## TASK INSTRUCTIONS
Gather the lines from the material that contain "page".
■ ■ ■ ■
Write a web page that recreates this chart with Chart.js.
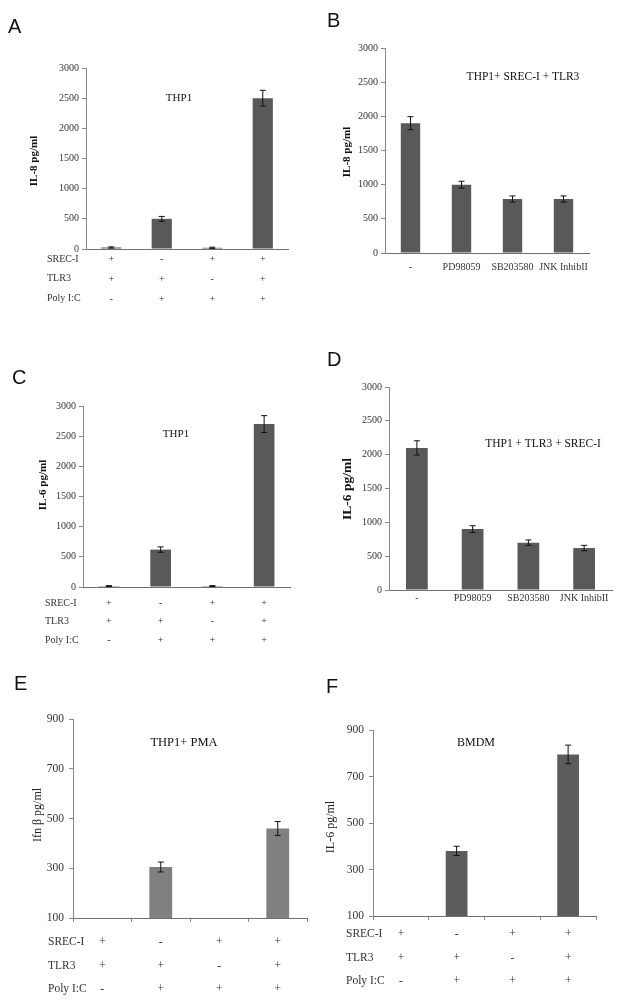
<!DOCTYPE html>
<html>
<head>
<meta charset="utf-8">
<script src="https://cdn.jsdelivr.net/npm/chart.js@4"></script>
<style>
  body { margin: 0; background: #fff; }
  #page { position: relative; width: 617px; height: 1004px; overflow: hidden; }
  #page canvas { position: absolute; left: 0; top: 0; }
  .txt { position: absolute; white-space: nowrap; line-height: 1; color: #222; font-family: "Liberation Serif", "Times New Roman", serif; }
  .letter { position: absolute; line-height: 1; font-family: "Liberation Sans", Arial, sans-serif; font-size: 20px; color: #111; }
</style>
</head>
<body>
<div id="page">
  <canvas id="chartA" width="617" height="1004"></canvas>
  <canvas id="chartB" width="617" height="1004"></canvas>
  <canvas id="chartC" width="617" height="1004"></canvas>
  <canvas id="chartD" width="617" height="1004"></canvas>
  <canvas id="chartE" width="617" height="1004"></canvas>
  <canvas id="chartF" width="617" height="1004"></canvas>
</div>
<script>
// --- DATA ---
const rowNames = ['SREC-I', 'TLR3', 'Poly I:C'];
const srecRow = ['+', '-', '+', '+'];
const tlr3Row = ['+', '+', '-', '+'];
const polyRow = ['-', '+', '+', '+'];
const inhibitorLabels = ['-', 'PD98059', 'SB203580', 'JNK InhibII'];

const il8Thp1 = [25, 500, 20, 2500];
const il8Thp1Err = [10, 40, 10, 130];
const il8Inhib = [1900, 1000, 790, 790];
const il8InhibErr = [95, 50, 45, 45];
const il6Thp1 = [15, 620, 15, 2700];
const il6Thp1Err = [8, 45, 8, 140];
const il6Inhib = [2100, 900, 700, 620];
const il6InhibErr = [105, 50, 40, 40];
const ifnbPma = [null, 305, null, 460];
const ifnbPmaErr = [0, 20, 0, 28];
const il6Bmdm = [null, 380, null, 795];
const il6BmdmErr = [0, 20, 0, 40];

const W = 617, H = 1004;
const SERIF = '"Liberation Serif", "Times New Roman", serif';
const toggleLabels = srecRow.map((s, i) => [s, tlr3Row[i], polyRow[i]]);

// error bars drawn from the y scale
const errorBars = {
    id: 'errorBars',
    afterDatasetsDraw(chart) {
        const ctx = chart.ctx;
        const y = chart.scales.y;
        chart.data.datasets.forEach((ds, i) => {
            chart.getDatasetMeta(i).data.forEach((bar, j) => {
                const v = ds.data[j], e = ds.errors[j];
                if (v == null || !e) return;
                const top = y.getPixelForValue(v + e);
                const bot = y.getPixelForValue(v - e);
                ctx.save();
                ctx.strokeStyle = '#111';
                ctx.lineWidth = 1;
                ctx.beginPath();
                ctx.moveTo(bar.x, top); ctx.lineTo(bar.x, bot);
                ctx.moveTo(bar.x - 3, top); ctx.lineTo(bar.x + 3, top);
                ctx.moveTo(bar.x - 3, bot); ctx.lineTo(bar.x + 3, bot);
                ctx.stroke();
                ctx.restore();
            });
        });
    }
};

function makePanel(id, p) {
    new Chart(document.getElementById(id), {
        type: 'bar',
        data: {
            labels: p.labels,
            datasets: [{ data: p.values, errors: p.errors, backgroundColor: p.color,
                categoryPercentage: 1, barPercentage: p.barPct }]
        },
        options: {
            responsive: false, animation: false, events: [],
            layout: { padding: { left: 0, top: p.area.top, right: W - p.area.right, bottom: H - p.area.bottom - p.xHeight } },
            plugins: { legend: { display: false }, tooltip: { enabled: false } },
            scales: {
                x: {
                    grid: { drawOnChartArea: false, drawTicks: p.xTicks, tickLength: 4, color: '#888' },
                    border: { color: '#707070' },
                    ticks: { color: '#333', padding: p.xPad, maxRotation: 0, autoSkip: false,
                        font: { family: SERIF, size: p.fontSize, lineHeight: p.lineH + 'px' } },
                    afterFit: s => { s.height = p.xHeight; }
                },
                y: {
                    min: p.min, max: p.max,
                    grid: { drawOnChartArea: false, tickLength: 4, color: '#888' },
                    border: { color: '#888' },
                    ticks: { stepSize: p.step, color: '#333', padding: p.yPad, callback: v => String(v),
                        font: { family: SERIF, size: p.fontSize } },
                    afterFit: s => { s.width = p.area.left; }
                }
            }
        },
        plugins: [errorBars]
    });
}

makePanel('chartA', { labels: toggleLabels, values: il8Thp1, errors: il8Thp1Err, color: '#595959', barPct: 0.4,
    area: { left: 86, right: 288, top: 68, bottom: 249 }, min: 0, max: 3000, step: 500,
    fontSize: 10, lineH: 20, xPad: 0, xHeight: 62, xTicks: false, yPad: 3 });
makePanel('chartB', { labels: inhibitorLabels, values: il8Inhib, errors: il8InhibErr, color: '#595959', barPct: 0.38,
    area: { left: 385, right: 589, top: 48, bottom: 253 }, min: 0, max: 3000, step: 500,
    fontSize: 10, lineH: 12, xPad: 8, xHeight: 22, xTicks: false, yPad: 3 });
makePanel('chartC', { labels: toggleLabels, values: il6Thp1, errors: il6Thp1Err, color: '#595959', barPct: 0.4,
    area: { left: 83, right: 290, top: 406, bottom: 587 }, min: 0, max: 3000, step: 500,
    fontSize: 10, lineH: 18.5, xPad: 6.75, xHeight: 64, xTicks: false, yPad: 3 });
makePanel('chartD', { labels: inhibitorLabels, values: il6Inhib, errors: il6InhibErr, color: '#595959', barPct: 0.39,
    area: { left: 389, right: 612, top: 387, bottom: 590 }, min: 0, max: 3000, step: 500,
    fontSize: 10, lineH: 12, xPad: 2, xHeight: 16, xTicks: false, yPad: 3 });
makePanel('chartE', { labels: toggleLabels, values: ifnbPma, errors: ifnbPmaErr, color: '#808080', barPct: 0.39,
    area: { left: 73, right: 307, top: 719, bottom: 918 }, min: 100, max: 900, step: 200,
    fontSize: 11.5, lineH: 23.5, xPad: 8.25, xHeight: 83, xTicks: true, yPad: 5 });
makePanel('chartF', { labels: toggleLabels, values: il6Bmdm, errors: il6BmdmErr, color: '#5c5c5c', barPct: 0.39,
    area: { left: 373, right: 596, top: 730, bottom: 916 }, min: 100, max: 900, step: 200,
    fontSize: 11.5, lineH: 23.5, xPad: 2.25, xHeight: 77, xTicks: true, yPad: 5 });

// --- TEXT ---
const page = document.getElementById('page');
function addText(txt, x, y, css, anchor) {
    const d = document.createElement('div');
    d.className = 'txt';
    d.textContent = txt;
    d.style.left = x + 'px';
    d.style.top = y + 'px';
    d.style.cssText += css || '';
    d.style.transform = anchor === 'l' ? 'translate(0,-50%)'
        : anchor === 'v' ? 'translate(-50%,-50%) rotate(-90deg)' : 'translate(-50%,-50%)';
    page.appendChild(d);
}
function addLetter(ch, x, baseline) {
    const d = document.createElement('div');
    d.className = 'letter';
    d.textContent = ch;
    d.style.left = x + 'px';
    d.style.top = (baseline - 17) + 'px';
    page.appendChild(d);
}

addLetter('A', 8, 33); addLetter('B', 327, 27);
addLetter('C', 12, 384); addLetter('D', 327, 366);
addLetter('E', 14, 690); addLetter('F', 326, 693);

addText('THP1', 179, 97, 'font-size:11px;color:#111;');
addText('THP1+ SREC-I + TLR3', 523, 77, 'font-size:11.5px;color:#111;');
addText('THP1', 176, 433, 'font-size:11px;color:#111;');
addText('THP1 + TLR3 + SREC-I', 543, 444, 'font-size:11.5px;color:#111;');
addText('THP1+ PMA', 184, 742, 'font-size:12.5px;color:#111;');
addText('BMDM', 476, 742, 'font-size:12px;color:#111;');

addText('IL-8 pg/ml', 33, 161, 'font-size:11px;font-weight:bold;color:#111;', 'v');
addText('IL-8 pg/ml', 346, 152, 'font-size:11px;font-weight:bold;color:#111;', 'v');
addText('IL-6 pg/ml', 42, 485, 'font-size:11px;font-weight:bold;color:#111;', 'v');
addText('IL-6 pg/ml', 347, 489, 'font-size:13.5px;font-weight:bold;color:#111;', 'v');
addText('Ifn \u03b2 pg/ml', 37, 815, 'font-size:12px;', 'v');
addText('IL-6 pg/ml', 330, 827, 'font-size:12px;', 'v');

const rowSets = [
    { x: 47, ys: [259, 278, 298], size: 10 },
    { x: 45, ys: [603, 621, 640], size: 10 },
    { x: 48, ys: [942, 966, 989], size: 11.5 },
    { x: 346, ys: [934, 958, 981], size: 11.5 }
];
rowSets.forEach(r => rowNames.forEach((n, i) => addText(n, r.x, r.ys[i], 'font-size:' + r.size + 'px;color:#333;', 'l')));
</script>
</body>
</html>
■ ■ ■ ■
## RESULT FOR THIS EXERCISE
Write a web page that recreates this chart with Chart.js.
  #page { position: relative; width: 617px; height: 1004px; overflow: hidden; }
  #page canvas { position: absolute; left: 0; top: 0; }
<div id="page">
const page = document.getElementById('page');
    page.appendChild(d);
    page.appendChild(d);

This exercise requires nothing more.